The currency declined for a third day as the rate Australian banks charge each other for loans rose to the highest in more than a decade, suggesting the cash injection by central banks won't be enough to revive lending. Credit-market turmoil has hurt the Australian dollar as investors became less inclined to buy the nation's stocks and bonds with money borrowed from Japan in so-called carry trades.

``There will be visible signs that financial market stresses will have real economic impact, so this will weigh on'' Australia's dollar, said David Mozina, senior currency strategist in New York at Lehman Brothers Holdings Inc., the fourth-biggest U.S. securities firm. ``We're negative on the Australian dollar at these sort of levels medium term.''

The Australian dollar declined to 87.77 U.S. cents as of 6 p.m. in Sydney, from 88.03 cents in late Asian trading yesterday.
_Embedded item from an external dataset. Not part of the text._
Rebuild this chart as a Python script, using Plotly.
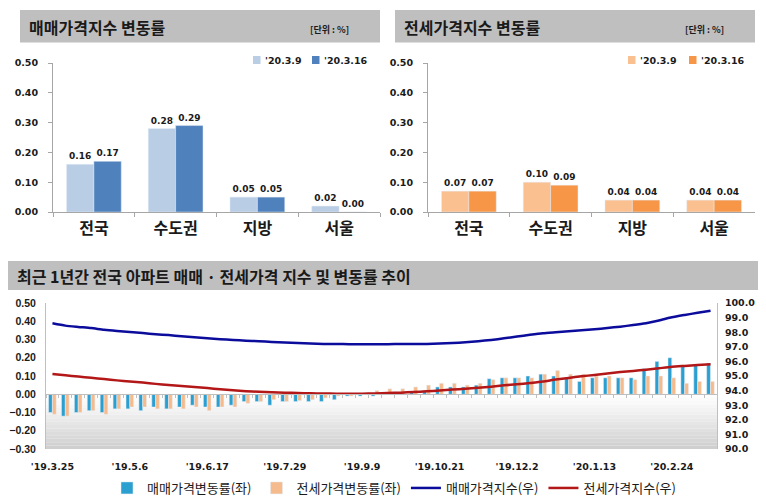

It traded at 87.80 a week ago in New York.

Caltex Australia Ltd., the nation's biggest oil refiner, cut its full-year profit forecast by as much as 13 percent because of a decline in the Australian dollar. The currency has slid 6.6 percent since touching a 23-year high of 94 cents on Nov. 8.

Central banks in the U.S., U.K., Canada, Switzerland and the euro region agreed on Dec. 12 to a coordinated effort to promote lending and restore confidence in money markets. Policy makers are reacting to more than $66 billion of losses tied to U.S. subprime mortgage defaults from banks this year.